→ **Direction**:
All lines holding the string "code" are to be shown.

→ **Extracted information**:
───

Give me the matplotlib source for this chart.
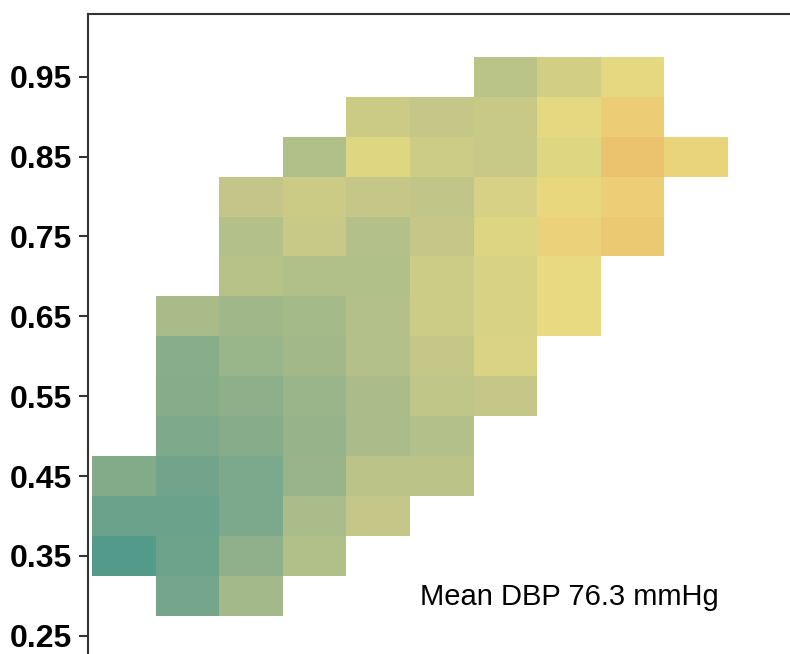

───

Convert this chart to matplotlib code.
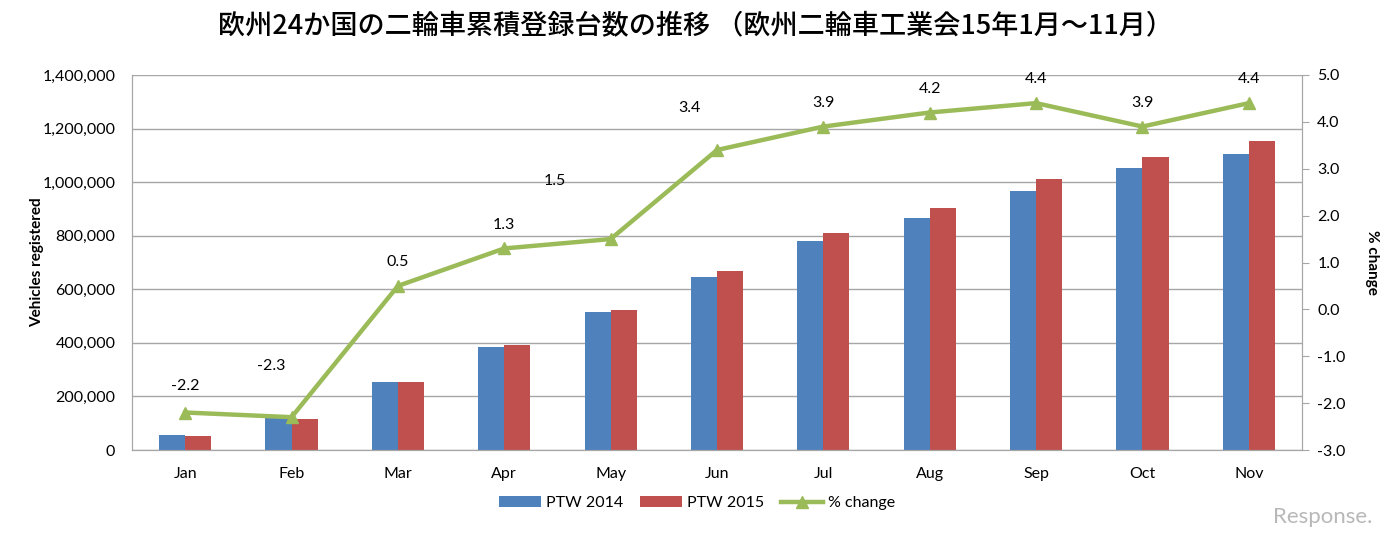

───

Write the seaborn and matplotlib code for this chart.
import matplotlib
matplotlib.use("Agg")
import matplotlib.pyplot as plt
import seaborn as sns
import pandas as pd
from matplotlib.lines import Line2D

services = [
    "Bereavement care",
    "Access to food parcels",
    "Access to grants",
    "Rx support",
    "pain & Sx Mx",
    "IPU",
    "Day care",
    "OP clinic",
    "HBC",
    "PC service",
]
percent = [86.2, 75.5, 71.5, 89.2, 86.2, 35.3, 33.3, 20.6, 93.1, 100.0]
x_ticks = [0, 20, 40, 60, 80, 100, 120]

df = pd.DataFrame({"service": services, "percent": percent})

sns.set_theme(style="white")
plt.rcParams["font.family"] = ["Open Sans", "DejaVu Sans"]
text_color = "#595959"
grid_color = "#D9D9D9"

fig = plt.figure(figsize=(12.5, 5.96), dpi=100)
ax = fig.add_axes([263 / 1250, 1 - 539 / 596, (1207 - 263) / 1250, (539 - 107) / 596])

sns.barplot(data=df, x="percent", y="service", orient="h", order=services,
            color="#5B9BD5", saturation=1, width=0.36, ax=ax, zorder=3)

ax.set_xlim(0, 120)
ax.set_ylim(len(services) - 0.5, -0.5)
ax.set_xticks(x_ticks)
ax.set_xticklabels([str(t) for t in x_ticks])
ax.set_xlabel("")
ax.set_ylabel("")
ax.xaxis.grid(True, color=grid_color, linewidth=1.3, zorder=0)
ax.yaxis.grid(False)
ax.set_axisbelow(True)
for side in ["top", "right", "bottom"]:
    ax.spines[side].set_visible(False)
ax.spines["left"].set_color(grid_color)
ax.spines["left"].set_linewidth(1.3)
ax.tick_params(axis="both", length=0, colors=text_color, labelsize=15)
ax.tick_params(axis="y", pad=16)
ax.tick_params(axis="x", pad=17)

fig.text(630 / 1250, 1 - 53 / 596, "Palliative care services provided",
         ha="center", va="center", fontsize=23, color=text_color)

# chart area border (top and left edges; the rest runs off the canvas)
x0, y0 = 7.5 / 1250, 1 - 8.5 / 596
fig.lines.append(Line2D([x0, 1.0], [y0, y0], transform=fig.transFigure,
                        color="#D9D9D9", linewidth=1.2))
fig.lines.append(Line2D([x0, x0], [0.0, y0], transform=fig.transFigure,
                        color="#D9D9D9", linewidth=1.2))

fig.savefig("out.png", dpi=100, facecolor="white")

───

→ **Full response**:
Convert this chart to matplotlib code.
Write the seaborn and matplotlib code for this chart.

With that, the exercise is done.